◆ WORK REQUIRED ◆
Reproduce all of the data exactly.

Raw records:
────────────────────────────────────────
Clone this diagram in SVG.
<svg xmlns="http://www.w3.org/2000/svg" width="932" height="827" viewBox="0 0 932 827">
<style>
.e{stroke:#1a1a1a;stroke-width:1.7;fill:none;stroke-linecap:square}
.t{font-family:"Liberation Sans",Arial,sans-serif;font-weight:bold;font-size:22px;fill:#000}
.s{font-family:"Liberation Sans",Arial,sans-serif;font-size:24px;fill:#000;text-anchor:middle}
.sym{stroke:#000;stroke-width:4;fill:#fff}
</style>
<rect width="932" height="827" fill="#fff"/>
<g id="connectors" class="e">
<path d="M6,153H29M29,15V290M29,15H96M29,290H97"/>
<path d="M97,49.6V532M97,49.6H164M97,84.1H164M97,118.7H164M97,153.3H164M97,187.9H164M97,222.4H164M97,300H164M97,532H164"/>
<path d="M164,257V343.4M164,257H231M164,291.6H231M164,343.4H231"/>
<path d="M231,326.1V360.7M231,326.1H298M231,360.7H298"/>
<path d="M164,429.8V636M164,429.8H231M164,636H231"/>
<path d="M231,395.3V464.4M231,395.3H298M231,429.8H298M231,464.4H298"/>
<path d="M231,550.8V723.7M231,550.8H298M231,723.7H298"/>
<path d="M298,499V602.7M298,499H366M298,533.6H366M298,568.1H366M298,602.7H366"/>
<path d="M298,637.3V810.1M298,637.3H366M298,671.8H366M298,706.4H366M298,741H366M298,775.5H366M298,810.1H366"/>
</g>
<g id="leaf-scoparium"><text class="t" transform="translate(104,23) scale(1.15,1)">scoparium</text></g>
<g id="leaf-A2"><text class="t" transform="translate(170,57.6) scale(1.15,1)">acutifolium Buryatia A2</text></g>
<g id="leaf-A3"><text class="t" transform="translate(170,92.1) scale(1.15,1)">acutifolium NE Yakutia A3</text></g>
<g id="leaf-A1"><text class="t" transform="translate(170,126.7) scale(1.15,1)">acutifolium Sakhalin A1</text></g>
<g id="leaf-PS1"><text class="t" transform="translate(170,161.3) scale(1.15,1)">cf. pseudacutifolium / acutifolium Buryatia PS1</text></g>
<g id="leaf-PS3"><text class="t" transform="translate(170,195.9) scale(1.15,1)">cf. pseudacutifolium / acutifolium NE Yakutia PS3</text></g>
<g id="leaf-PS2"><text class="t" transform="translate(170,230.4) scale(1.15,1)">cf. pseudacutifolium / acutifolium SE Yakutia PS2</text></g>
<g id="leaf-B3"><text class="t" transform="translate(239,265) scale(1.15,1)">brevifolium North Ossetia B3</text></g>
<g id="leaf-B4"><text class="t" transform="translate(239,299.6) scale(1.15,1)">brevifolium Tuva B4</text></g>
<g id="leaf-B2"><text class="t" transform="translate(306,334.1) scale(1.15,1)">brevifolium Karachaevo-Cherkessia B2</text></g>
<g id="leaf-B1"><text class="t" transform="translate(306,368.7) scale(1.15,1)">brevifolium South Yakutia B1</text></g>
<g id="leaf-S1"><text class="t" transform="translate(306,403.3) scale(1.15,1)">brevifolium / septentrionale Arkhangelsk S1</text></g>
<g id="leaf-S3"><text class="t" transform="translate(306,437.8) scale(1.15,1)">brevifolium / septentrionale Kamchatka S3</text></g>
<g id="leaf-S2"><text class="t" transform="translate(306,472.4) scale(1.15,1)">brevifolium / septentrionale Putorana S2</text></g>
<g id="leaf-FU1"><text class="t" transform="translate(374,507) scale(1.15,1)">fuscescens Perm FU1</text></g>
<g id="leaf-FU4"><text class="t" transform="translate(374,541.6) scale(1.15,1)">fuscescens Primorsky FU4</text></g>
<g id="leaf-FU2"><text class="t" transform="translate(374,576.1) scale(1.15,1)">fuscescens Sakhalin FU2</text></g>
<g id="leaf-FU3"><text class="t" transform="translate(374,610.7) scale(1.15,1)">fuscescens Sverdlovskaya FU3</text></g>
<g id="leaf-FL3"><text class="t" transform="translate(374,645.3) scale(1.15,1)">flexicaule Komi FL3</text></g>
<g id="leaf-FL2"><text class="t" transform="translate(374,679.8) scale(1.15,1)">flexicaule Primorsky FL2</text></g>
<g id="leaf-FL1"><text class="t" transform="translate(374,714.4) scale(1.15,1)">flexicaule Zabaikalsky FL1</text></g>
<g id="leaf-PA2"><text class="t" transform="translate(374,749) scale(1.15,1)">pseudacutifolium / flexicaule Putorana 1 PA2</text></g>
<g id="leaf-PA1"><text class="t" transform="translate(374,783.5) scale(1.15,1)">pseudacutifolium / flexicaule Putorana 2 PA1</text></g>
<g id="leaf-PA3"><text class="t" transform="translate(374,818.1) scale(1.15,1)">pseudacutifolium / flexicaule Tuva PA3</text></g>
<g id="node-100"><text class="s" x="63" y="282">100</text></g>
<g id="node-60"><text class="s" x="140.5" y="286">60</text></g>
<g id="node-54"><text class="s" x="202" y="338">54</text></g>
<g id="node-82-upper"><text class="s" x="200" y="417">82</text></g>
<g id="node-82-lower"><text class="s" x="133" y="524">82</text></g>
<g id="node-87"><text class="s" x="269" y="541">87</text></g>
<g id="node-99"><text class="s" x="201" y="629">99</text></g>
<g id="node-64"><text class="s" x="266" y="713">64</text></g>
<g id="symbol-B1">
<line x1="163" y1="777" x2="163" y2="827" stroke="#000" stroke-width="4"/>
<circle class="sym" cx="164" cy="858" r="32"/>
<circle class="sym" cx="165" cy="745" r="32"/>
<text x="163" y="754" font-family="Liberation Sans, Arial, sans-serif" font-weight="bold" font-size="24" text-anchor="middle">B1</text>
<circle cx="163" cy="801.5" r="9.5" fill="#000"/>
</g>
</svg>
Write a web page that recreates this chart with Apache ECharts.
────────────────────────────────────────
◆ WORKED SOLUTION ◆
Clone this diagram in SVG.
<svg xmlns="http://www.w3.org/2000/svg" width="932" height="827" viewBox="0 0 932 827">
<style>
.e{stroke:#1a1a1a;stroke-width:1.7;fill:none;stroke-linecap:square}
.t{font-family:"Liberation Sans",Arial,sans-serif;font-weight:bold;font-size:22px;fill:#000}
.s{font-family:"Liberation Sans",Arial,sans-serif;font-size:24px;fill:#000;text-anchor:middle}
.sym{stroke:#000;stroke-width:4;fill:#fff}
</style>
<rect width="932" height="827" fill="#fff"/>
<g id="connectors" class="e">
<path d="M6,153H29M29,15V290M29,15H96M29,290H97"/>
<path d="M97,49.6V532M97,49.6H164M97,84.1H164M97,118.7H164M97,153.3H164M97,187.9H164M97,222.4H164M97,300H164M97,532H164"/>
<path d="M164,257V343.4M164,257H231M164,291.6H231M164,343.4H231"/>
<path d="M231,326.1V360.7M231,326.1H298M231,360.7H298"/>
<path d="M164,429.8V636M164,429.8H231M164,636H231"/>
<path d="M231,395.3V464.4M231,395.3H298M231,429.8H298M231,464.4H298"/>
<path d="M231,550.8V723.7M231,550.8H298M231,723.7H298"/>
<path d="M298,499V602.7M298,499H366M298,533.6H366M298,568.1H366M298,602.7H366"/>
<path d="M298,637.3V810.1M298,637.3H366M298,671.8H366M298,706.4H366M298,741H366M298,775.5H366M298,810.1H366"/>
</g>
<g id="leaf-scoparium"><text class="t" transform="translate(104,23) scale(1.15,1)">scoparium</text></g>
<g id="leaf-A2"><text class="t" transform="translate(170,57.6) scale(1.15,1)">acutifolium Buryatia A2</text></g>
<g id="leaf-A3"><text class="t" transform="translate(170,92.1) scale(1.15,1)">acutifolium NE Yakutia A3</text></g>
<g id="leaf-A1"><text class="t" transform="translate(170,126.7) scale(1.15,1)">acutifolium Sakhalin A1</text></g>
<g id="leaf-PS1"><text class="t" transform="translate(170,161.3) scale(1.15,1)">cf. pseudacutifolium / acutifolium Buryatia PS1</text></g>
<g id="leaf-PS3"><text class="t" transform="translate(170,195.9) scale(1.15,1)">cf. pseudacutifolium / acutifolium NE Yakutia PS3</text></g>
<g id="leaf-PS2"><text class="t" transform="translate(170,230.4) scale(1.15,1)">cf. pseudacutifolium / acutifolium SE Yakutia PS2</text></g>
<g id="leaf-B3"><text class="t" transform="translate(239,265) scale(1.15,1)">brevifolium North Ossetia B3</text></g>
<g id="leaf-B4"><text class="t" transform="translate(239,299.6) scale(1.15,1)">brevifolium Tuva B4</text></g>
<g id="leaf-B2"><text class="t" transform="translate(306,334.1) scale(1.15,1)">brevifolium Karachaevo-Cherkessia B2</text></g>
<g id="leaf-B1"><text class="t" transform="translate(306,368.7) scale(1.15,1)">brevifolium South Yakutia B1</text></g>
<g id="leaf-S1"><text class="t" transform="translate(306,403.3) scale(1.15,1)">brevifolium / septentrionale Arkhangelsk S1</text></g>
<g id="leaf-S3"><text class="t" transform="translate(306,437.8) scale(1.15,1)">brevifolium / septentrionale Kamchatka S3</text></g>
<g id="leaf-S2"><text class="t" transform="translate(306,472.4) scale(1.15,1)">brevifolium / septentrionale Putorana S2</text></g>
<g id="leaf-FU1"><text class="t" transform="translate(374,507) scale(1.15,1)">fuscescens Perm FU1</text></g>
<g id="leaf-FU4"><text class="t" transform="translate(374,541.6) scale(1.15,1)">fuscescens Primorsky FU4</text></g>
<g id="leaf-FU2"><text class="t" transform="translate(374,576.1) scale(1.15,1)">fuscescens Sakhalin FU2</text></g>
<g id="leaf-FU3"><text class="t" transform="translate(374,610.7) scale(1.15,1)">fuscescens Sverdlovskaya FU3</text></g>
<g id="leaf-FL3"><text class="t" transform="translate(374,645.3) scale(1.15,1)">flexicaule Komi FL3</text></g>
<g id="leaf-FL2"><text class="t" transform="translate(374,679.8) scale(1.15,1)">flexicaule Primorsky FL2</text></g>
<g id="leaf-FL1"><text class="t" transform="translate(374,714.4) scale(1.15,1)">flexicaule Zabaikalsky FL1</text></g>
<g id="leaf-PA2"><text class="t" transform="translate(374,749) scale(1.15,1)">pseudacutifolium / flexicaule Putorana 1 PA2</text></g>
<g id="leaf-PA1"><text class="t" transform="translate(374,783.5) scale(1.15,1)">pseudacutifolium / flexicaule Putorana 2 PA1</text></g>
<g id="leaf-PA3"><text class="t" transform="translate(374,818.1) scale(1.15,1)">pseudacutifolium / flexicaule Tuva PA3</text></g>
<g id="node-100"><text class="s" x="63" y="282">100</text></g>
<g id="node-60"><text class="s" x="140.5" y="286">60</text></g>
<g id="node-54"><text class="s" x="202" y="338">54</text></g>
<g id="node-82-upper"><text class="s" x="200" y="417">82</text></g>
<g id="node-82-lower"><text class="s" x="133" y="524">82</text></g>
<g id="node-87"><text class="s" x="269" y="541">87</text></g>
<g id="node-99"><text class="s" x="201" y="629">99</text></g>
<g id="node-64"><text class="s" x="266" y="713">64</text></g>
<g id="symbol-B1">
<line x1="163" y1="777" x2="163" y2="827" stroke="#000" stroke-width="4"/>
<circle class="sym" cx="164" cy="858" r="32"/>
<circle class="sym" cx="165" cy="745" r="32"/>
<text x="163" y="754" font-family="Liberation Sans, Arial, sans-serif" font-weight="bold" font-size="24" text-anchor="middle">B1</text>
<circle cx="163" cy="801.5" r="9.5" fill="#000"/>
</g>
</svg>
Write a web page that recreates this chart with Apache ECharts.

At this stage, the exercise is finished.